Imagine my shock when my sons, especially my second son, wanted to play baseball, football (a sport I never even watched in Ethiopia), basketball, and other sports. Jonathan, our middle child, seemed to be good at anything he tried, including soccer, golf, tennis, gymnastics, and soccer, but the sport he ultimately cared about the most was basketball. I remember seeing Jonathan play a basketball game for YBL (sponsored by the YMCA) and hearing other parents ask, “Who IS that kid?” When he was in sixth grade, he talked us into letting him be part of a Park Board hockey team, but luckily he was asked to join a traveling basketball team so he never did play hockey (except out on the ponds with his friends). We watched many, many basketball games over the years, and I fell in love with the sport all over again.
When Jonathan was a sophomore, he played on his high school sophomore team. That summer, the coach challenged the boys who wanted to go on with basketball to shoot baskets all summer and keep track of the time they spent. A certain amount of time = a certain number of baskets, and he set up a goal sheet.

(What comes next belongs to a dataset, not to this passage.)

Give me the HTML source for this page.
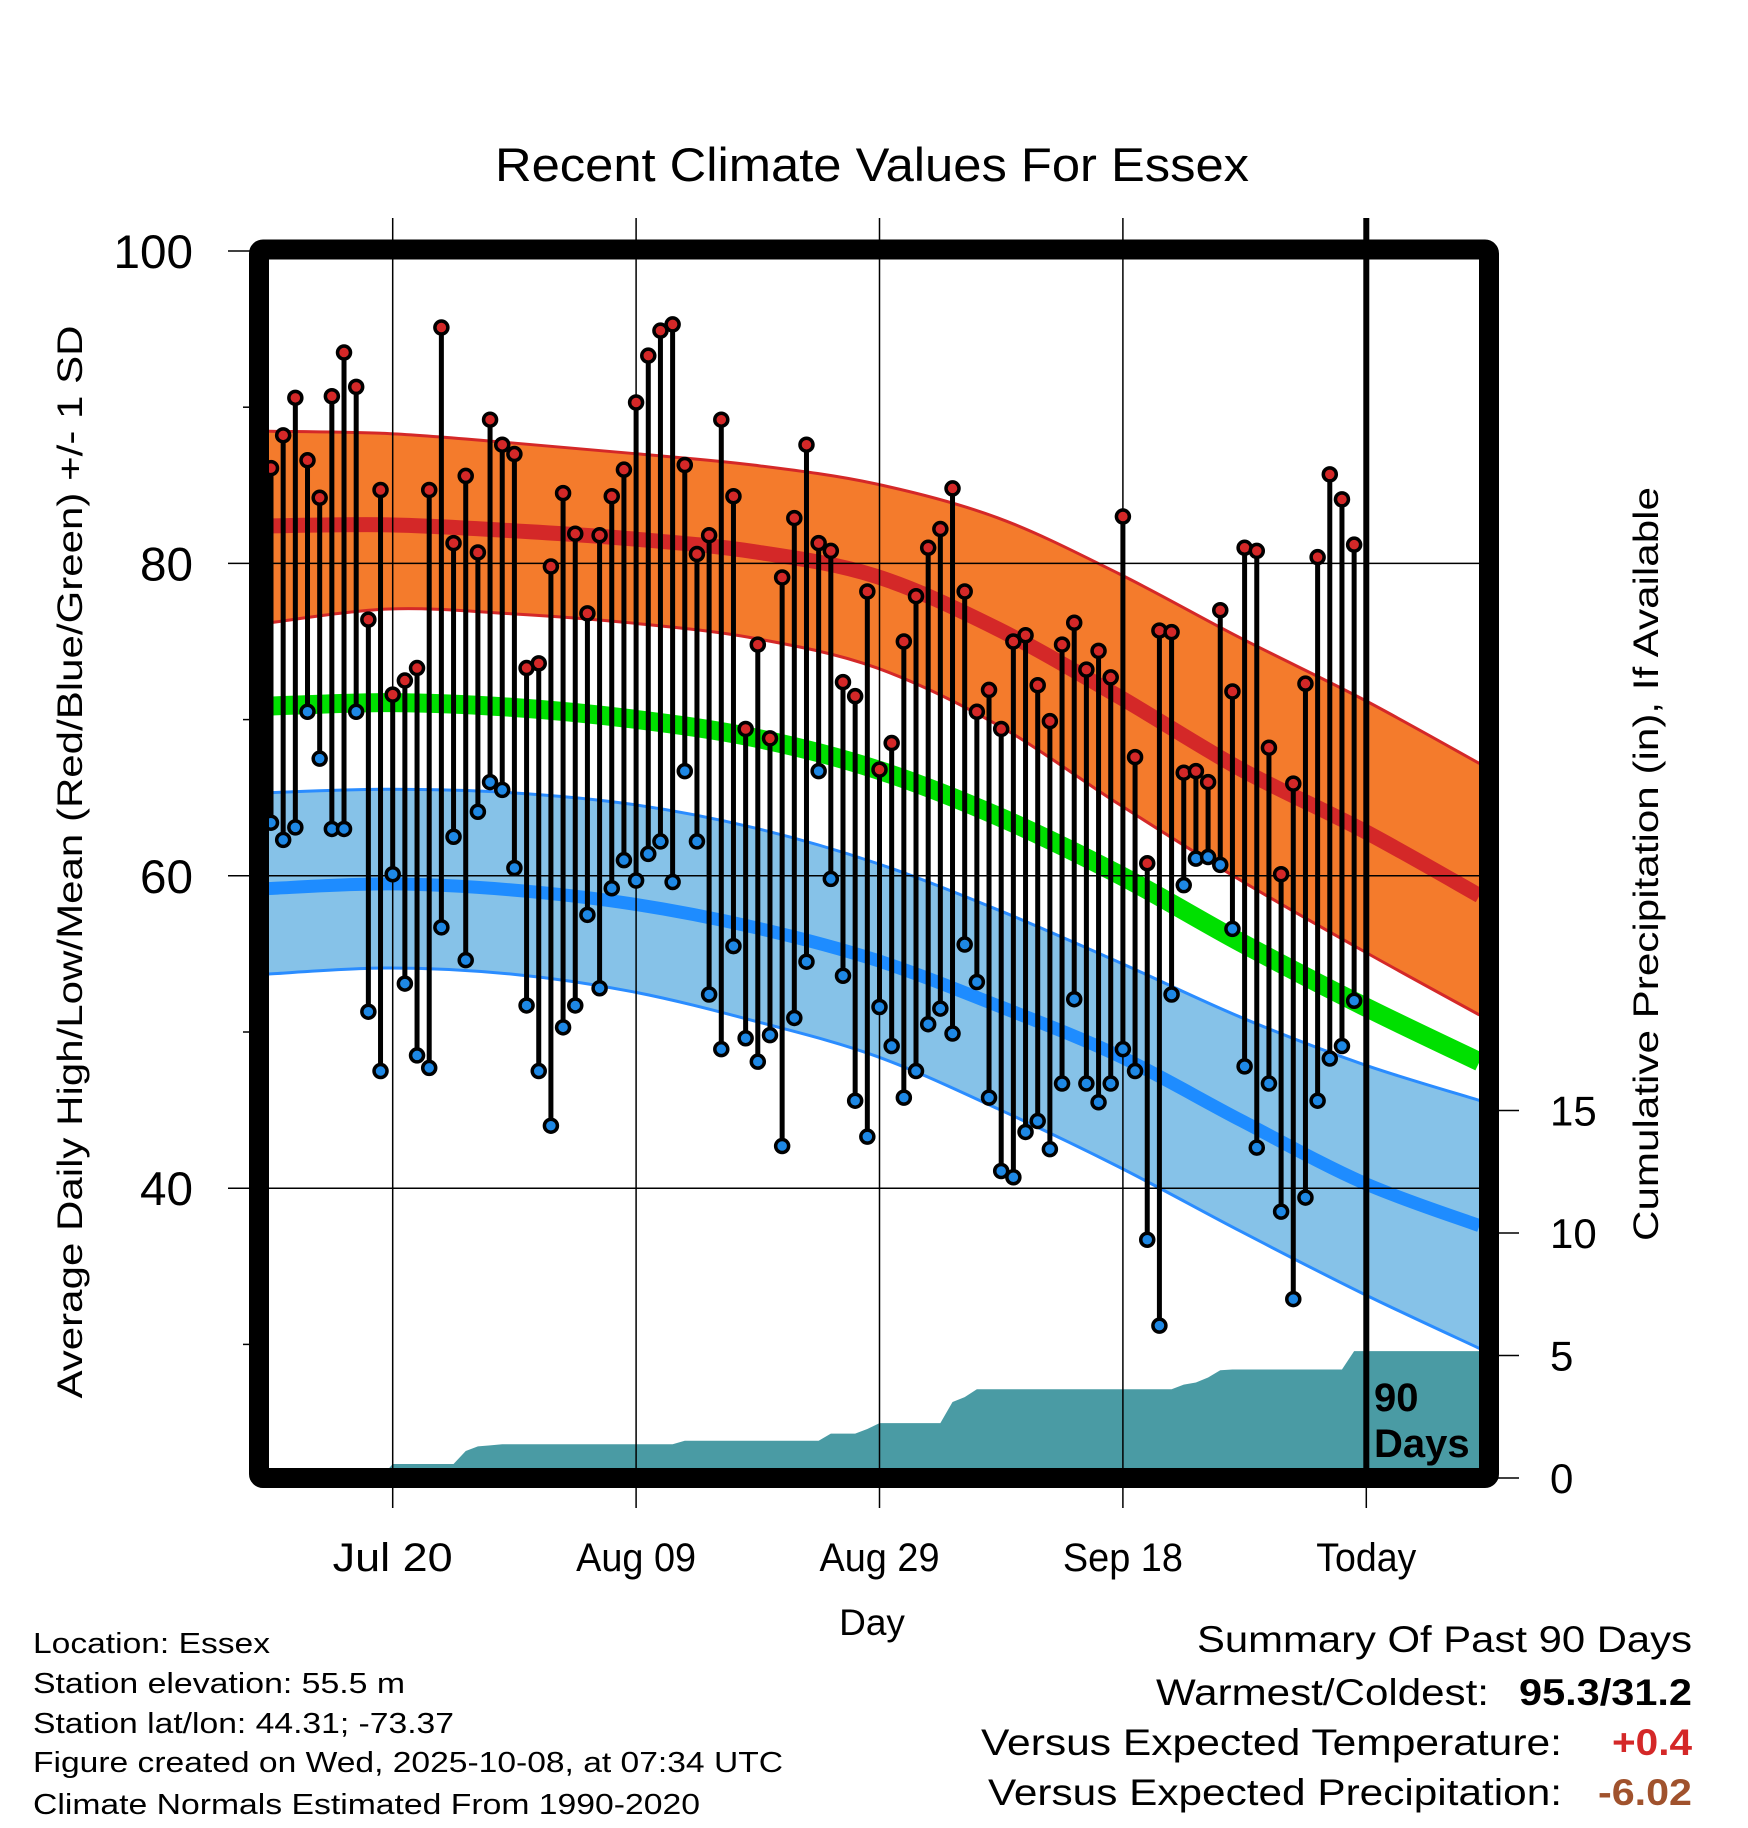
<!DOCTYPE html>
<html><head><meta charset="utf-8"><style>
html,body{margin:0;padding:0;background:#fff;}
svg{display:block;font-family:"Liberation Sans",Arial,sans-serif;}
</style></head><body>
<svg id="chart" width="1748" height="1828" viewBox="0 0 1748 1828" xmlns="http://www.w3.org/2000/svg">
<defs><clipPath id="plotclip"><rect x="269" y="260" width="1210" height="1208"/></clipPath></defs>
<rect x="0" y="0" width="1748" height="1828" fill="#fff"/>
<text x="872" y="181" font-size="47" text-anchor="middle" textLength="754" lengthAdjust="spacingAndGlyphs">Recent Climate Values For Essex</text>
<g id="bands" clip-path="url(#plotclip)"></g>
<g id="grid"></g>
<g id="marks" clip-path="url(#plotclip)"></g>
<g id="axes"></g>
<text transform="translate(82,862) rotate(-90)" font-size="35" text-anchor="middle" textLength="1073" lengthAdjust="spacingAndGlyphs">Average Daily High/Low/Mean (Red/Blue/Green) +/- 1 SD</text>
<text transform="translate(1658,864) rotate(-90)" font-size="35" text-anchor="middle" textLength="754" lengthAdjust="spacingAndGlyphs">Cumulative Precipitation (in), If Available</text>
<text x="872" y="1635" font-size="37" text-anchor="middle">Day</text>
<g font-size="29">
<text x="33" y="1653" textLength="237" lengthAdjust="spacingAndGlyphs">Location: Essex</text>
<text x="33" y="1693" textLength="372" lengthAdjust="spacingAndGlyphs">Station elevation: 55.5 m</text>
<text x="33" y="1733" textLength="421" lengthAdjust="spacingAndGlyphs">Station lat/lon: 44.31; -73.37</text>
<text x="33" y="1772" textLength="750" lengthAdjust="spacingAndGlyphs">Figure created on Wed, 2025-10-08, at 07:34 UTC</text>
<text x="33" y="1814" textLength="667" lengthAdjust="spacingAndGlyphs">Climate Normals Estimated From 1990-2020</text>
</g>
<g font-size="37">
<text x="1692" y="1652" text-anchor="end" textLength="495" lengthAdjust="spacingAndGlyphs">Summary Of Past 90 Days</text>
<text x="1489" y="1705" text-anchor="end" textLength="333" lengthAdjust="spacingAndGlyphs">Warmest/Coldest:</text>
<text x="1692" y="1705" text-anchor="end" font-weight="bold" textLength="173" lengthAdjust="spacingAndGlyphs">95.3/31.2</text>
<text x="1562" y="1755" text-anchor="end" textLength="581" lengthAdjust="spacingAndGlyphs">Versus Expected Temperature:</text>
<text x="1692" y="1755" text-anchor="end" font-weight="bold" fill="#d42828" textLength="80" lengthAdjust="spacingAndGlyphs">+0.4</text>
<text x="1562" y="1805" text-anchor="end" textLength="574" lengthAdjust="spacingAndGlyphs">Versus Expected Precipitation:</text>
<text x="1692" y="1805" text-anchor="end" font-weight="bold" fill="#a0522d" textLength="94" lengthAdjust="spacingAndGlyphs">-6.02</text>
</g>
</svg>
<script>
// ---- data ----
const highs = [86.1,88.2,90.6,86.6,84.2,90.7,93.5,91.3,76.4,84.7,71.6,72.5,73.3,84.7,95.1,81.3,85.6,80.7,89.2,87.6,87.0,73.3,73.6,79.8,84.5,81.9,76.8,81.8,84.3,86.0,90.3,93.3,94.9,95.3,86.3,80.6,81.8,89.2,84.3,69.4,74.8,68.8,79.1,82.9,87.6,81.3,80.8,72.4,71.5,78.2,66.8,68.5,75.0,77.9,81.0,82.2,84.8,78.2,70.5,71.9,69.4,75.0,75.4,72.2,69.9,74.8,76.2,73.2,74.4,72.7,83.0,67.6,60.8,75.7,75.6,66.6,66.7,66.0,77.0,71.8,81.0,80.8,68.2,60.1,65.9,72.3,80.4,85.7,84.1,81.2];
const lows = [63.4,62.3,63.1,70.5,67.5,63.0,63.0,70.5,51.3,47.5,60.1,53.1,48.5,47.7,56.7,62.5,54.6,64.1,66.0,65.5,60.5,51.7,47.5,44.0,50.3,51.7,57.5,52.8,59.2,61.0,59.7,61.4,62.2,59.6,66.7,62.2,52.4,48.9,55.5,49.6,48.1,49.8,42.7,50.9,54.5,66.7,59.8,53.6,45.6,43.3,51.6,49.1,45.8,47.5,50.5,51.5,49.9,55.6,53.2,45.8,41.1,40.7,43.6,44.3,42.5,46.7,52.1,46.7,45.5,46.7,48.9,47.5,36.7,31.2,52.4,59.4,61.1,61.2,60.7,56.6,47.8,42.6,46.7,38.5,32.9,39.4,45.6,48.3,49.1,52.0];
const precipCum = [0,0,0,0,0,0,0,0,0,0,0.57,0.57,0.57,0.57,0.57,0.57,1.1,1.29,1.33,1.38,1.38,1.38,1.38,1.38,1.38,1.38,1.38,1.38,1.38,1.38,1.38,1.38,1.38,1.38,1.52,1.52,1.52,1.52,1.52,1.52,1.52,1.52,1.52,1.52,1.52,1.52,1.81,1.81,1.81,2.0,2.24,2.24,2.24,2.24,2.24,2.24,3.1,3.3,3.62,3.62,3.62,3.62,3.62,3.62,3.62,3.62,3.62,3.62,3.62,3.62,3.62,3.62,3.62,3.62,3.62,3.81,3.9,4.1,4.4,4.43,4.43,4.43,4.43,4.43,4.43,4.43,4.43,4.43,4.43,5.18];
const normalDays = [-0.3,9.7,19.7,29.7,39.7,49.7,59.7,69.7,79.7,89.7,99.3];
const normHigh = [82.4,82.47,82.1,81.57,80.75,79.18,75.81,71.46,66.82,62.92,58.73];
const normHighUp = [88.46,88.31,87.72,87.04,86.29,85.09,82.92,79.33,75.21,71.31,67.19];
const normHighLo = [76.18,77.08,76.78,76.18,75.21,73.33,69.66,64.57,59.7,55.21,51.09];
const normMean = [70.86,71.09,70.79,70.04,68.84,66.82,63.82,60.07,55.73,51.69,48.09];
const normLow = [59.18,59.48,59.1,58.2,56.7,54.61,51.69,48.46,44.34,40.37,37.6];
const normLowUp = [65.32,65.54,65.32,64.57,63.07,60.82,57.83,54.46,50.94,47.94,45.62];
const normLowLo = [53.71,54.1,53.71,52.58,50.71,48.46,45.09,41.35,37.23,33.26,29.74];
const xTickLabels = ["Jul 20","Aug 09","Aug 29","Sep 18","Today"];
const xTickDays = [10,30,50,70,90];
const yTicks = [100,80,60,40];
const yMinor = [90,70,50,30];
const pTicks = [0,5,10,15];

// ---- scales ----
const NS="http://www.w3.org/2000/svg";
function X(d){return 271+12.17*d;}
function Y(t){return 251+(100-t)*15.62;}
function PY(p){return 1478-p*24.5;}
function mk(tag,attrs,parent){const e=document.createElementNS(NS,tag);for(const k in attrs)e.setAttribute(k,attrs[k]);parent.appendChild(e);return e;}
function pts(vals){return normalDays.map((d,i)=>[X(d),Y(vals[i])]);}
function smooth(p){let s="M"+p[0][0]+","+p[0][1];for(let i=0;i<p.length-1;i++){const p0=p[Math.max(0,i-1)],p1=p[i],p2=p[i+1],p3=p[Math.min(p.length-1,i+2)];const c1=[p1[0]+(p2[0]-p0[0])/6,p1[1]+(p2[1]-p0[1])/6],c2=[p2[0]-(p3[0]-p1[0])/6,p2[1]-(p3[1]-p1[1])/6];s+=" C"+c1[0]+","+c1[1]+" "+c2[0]+","+c2[1]+" "+p2[0]+","+p2[1];}return s;}
function bandPath(up,lo){const a=pts(up),b=pts(lo).reverse();let s=smooth(a);const bs=smooth(b);s+=" L"+bs.slice(1);return s+" Z";}

const bands=document.getElementById('bands');
let e;
e=mk('path',{d:bandPath(normHighUp,normHighLo),fill:'#f47b2c'},bands);


e=mk('path',{d:smooth(pts(normHighUp)),fill:'none',stroke:'#d42828','stroke-width':3},bands);


e=mk('path',{d:smooth(pts(normHighLo)),fill:'none',stroke:'#d42828','stroke-width':3},bands);


e=mk('path',{d:smooth(pts(normHigh)),fill:'none',stroke:'#d42828','stroke-width':15},bands);


e=mk('path',{d:bandPath(normLowUp,normLowLo),fill:'#86c2e8'},bands);


e=mk('path',{d:smooth(pts(normLowUp)),fill:'none',stroke:'#2a8cff','stroke-width':3},bands);


e=mk('path',{d:smooth(pts(normLowLo)),fill:'none',stroke:'#2a8cff','stroke-width':3},bands);


e=mk('path',{d:smooth(pts(normLow)),fill:'none',stroke:'#1e8cff','stroke-width':13},bands);


e=mk('path',{d:smooth(pts(normMean)),fill:'none',stroke:'#00e000','stroke-width':19},bands);



// precip area
let pd="M269,"+PY(precipCum[0]);
precipCum.forEach((v,i)=>{pd+=" L"+X(i)+","+PY(v);});
pd+=" L1479,"+PY(precipCum[precipCum.length-1])+" L1479,1478 L269,1478 Z";
e=mk('path',{d:pd,fill:'#4a9ba4'},bands);



// grid
const grid=document.getElementById('grid');
xTickDays.forEach((d,i)=>{
  const last=i===xTickDays.length-1;
  const g=mk('line',{x1:X(d),x2:X(d),y1:218,y2:1478,stroke:'#000','stroke-width':last?6:1.5},grid);
  
  
});
[80,60,40].forEach(t=>{
  const g=mk('line',{x1:269,x2:1479,y1:Y(t),y2:Y(t),stroke:'#000','stroke-width':1.5},grid);
  
  
});

// marks
const marks=document.getElementById('marks');
highs.forEach((h,i)=>{
  const s=mk('line',{x1:X(i),x2:X(i),y1:Y(h),y2:Y(lows[i]),stroke:'#000','stroke-width':5},marks);
  
  
});
highs.forEach((h,i)=>{
  const c=mk('circle',{cx:X(i),cy:Y(h),r:6.5,fill:'#d42828',stroke:'#000','stroke-width':3.5},marks);
  
  
  const c2=mk('circle',{cx:X(i),cy:Y(lows[i]),r:6.5,fill:'#1e88e5',stroke:'#000','stroke-width':3.5},marks);
  
  
});

// axes
const axes=document.getElementById('axes');
const fr=mk('rect',{x:259,y:249.5,width:1230,height:1228.5,fill:'none',stroke:'#000','stroke-width':20,'stroke-linejoin':'round',rx:4},axes);


yTicks.forEach(t=>{
  const l=mk('line',{x1:228,x2:252,y1:Y(t),y2:Y(t),stroke:'#000','stroke-width':1.5},axes);
  
  
  const s=String(t);
  const tx=mk('text',{x:193,y:Y(t)+17,'font-size':47,'text-anchor':'end',textLength:s.length*26.5,lengthAdjust:'spacingAndGlyphs'},axes);
  tx.textContent=s;
  
  
});
yMinor.forEach(t=>{
  const l=mk('line',{x1:243,x2:252,y1:Y(t),y2:Y(t),stroke:'#000','stroke-width':1.5},axes);
  
  
});
pTicks.forEach(p=>{
  const l=mk('line',{x1:1497,x2:1519,y1:PY(p),y2:PY(p),stroke:'#000','stroke-width':1.5},axes);
  
  
  const tx=mk('text',{x:1550,y:PY(p)+15,'font-size':42},axes);
  tx.textContent=String(p);
  
  
});
xTickDays.forEach((d,i)=>{
  const l=mk('line',{x1:X(d),x2:X(d),y1:1488,y2:1508,stroke:'#000','stroke-width':1.5},axes);
  
  
  const tx=mk('text',{x:X(d),y:1571,'font-size':40,'text-anchor':'middle',textLength:xTickLabels[i].length*20,lengthAdjust:'spacingAndGlyphs'},axes);
  tx.textContent=xTickLabels[i];
  
  
});
const t1=mk('text',{x:1374,y:1411,'font-size':40,'font-weight':'bold'},axes);
t1.textContent="90";


const t2=mk('text',{x:1374,y:1457,'font-size':40,'font-weight':'bold'},axes);
t2.textContent="Days";


</script>
</body></html>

The highest number of baskets he put on the sheet was 20,000. Jonathan added up his time at the end of the summer, and he had shot the basketball 60,000 times. He jumped over junior varsity and became a starter on the varsity team. We’d known most of the players on Jonathan’s high school team since the days of YBL, so it was great fun to watch the team play during his junior and senior years. Alas, they never really lived up to their potential. As any sports lover knows, it’s agony when the season ends, and you’re left with that empty feeling of the team’s not having made the goals they set for themselves.
I think often the best writing is fueled by passions and empty feelings–and that’s how Jakarta came to be a basketball player.